• Items:
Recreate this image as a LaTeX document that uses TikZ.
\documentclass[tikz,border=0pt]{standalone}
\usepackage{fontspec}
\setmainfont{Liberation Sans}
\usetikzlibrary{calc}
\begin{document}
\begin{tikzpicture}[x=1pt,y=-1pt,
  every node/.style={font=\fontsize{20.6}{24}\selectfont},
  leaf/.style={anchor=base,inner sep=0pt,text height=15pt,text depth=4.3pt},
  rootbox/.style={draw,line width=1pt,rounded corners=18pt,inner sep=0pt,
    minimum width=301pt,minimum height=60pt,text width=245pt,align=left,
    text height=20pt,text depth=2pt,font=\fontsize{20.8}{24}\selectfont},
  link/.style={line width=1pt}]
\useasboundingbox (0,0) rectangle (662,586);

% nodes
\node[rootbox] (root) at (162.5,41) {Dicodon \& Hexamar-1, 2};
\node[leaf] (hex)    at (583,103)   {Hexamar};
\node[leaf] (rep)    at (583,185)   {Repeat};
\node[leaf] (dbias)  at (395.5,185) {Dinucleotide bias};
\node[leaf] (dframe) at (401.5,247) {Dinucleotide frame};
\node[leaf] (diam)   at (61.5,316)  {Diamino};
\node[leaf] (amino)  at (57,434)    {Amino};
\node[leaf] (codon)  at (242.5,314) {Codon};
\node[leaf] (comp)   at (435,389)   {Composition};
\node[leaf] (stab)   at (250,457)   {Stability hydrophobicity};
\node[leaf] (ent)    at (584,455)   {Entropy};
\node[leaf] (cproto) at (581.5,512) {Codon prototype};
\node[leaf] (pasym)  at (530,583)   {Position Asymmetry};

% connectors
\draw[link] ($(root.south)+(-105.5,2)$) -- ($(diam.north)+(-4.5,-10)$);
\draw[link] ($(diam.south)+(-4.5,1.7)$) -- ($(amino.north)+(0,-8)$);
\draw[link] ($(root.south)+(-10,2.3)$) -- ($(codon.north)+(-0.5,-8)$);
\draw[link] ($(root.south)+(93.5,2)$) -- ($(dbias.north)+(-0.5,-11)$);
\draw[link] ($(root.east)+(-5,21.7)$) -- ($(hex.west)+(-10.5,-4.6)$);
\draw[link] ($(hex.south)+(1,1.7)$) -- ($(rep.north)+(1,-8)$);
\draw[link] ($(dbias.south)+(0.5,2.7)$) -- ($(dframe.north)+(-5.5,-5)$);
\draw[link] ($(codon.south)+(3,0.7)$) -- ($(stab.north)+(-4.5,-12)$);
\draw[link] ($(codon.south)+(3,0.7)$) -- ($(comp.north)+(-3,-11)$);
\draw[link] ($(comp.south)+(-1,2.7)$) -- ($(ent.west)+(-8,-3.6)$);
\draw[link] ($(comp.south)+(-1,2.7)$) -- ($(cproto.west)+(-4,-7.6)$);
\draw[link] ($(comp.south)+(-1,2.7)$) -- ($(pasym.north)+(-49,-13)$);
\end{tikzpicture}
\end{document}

==

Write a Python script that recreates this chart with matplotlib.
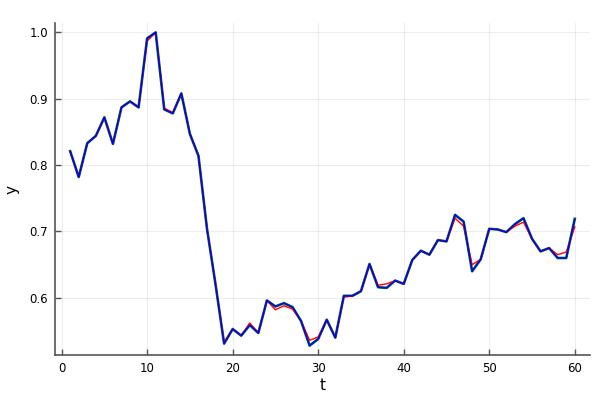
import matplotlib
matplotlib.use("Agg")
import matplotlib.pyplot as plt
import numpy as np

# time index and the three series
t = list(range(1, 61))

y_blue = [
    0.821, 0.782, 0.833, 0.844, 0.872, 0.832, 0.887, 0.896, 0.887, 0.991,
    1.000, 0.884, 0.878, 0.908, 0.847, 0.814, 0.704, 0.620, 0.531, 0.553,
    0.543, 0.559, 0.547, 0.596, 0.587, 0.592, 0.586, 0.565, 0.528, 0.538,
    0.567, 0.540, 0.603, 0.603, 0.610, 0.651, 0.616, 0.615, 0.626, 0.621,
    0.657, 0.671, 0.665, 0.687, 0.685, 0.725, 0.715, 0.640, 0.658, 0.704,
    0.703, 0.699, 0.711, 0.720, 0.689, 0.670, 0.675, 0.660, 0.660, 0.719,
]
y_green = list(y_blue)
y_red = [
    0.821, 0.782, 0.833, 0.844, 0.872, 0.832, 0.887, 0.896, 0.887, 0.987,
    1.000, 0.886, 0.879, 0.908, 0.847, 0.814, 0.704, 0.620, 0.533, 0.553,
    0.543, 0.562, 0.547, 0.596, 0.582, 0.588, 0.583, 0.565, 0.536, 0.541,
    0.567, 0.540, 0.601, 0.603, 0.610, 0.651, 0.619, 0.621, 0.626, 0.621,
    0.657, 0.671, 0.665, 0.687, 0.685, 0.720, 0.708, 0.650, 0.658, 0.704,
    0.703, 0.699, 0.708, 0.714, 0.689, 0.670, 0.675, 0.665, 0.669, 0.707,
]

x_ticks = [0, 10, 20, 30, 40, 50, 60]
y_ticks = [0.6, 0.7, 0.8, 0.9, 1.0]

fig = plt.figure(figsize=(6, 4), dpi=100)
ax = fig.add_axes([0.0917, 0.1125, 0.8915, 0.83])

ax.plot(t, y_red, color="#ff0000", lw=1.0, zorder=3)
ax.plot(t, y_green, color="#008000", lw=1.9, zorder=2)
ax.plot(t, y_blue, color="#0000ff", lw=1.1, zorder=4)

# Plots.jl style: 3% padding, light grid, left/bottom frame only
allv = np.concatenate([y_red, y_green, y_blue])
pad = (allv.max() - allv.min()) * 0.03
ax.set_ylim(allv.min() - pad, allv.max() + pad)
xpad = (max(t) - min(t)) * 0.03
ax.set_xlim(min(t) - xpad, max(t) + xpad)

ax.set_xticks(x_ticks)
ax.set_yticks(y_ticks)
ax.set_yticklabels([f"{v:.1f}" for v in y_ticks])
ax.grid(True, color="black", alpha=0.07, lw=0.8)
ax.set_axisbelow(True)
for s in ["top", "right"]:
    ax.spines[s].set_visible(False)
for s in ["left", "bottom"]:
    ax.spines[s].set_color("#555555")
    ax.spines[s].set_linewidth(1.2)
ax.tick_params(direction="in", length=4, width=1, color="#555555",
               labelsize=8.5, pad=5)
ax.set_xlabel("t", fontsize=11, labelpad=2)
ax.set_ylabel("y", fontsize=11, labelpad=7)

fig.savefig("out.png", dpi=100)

--

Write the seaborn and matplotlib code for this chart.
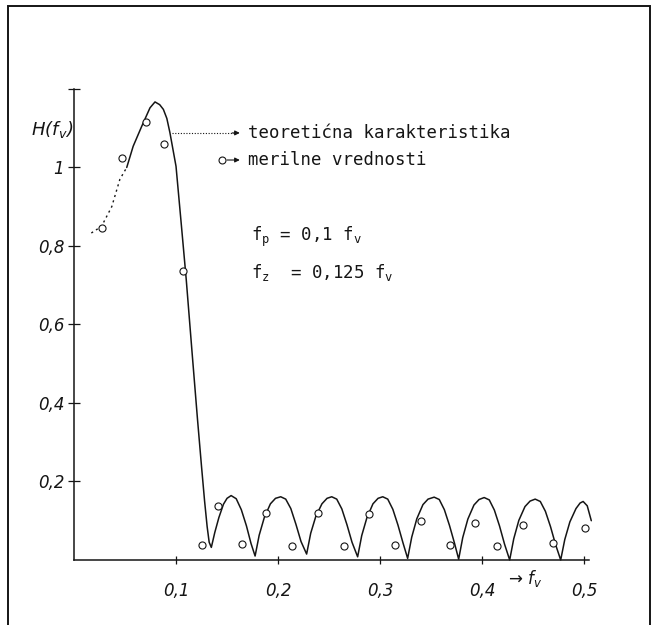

• What to do: Select all lines with the word "that" from the entries above.

• Task solution:
Recreate this image as a LaTeX document that uses TikZ.
Write a Python script that recreates this chart with matplotlib.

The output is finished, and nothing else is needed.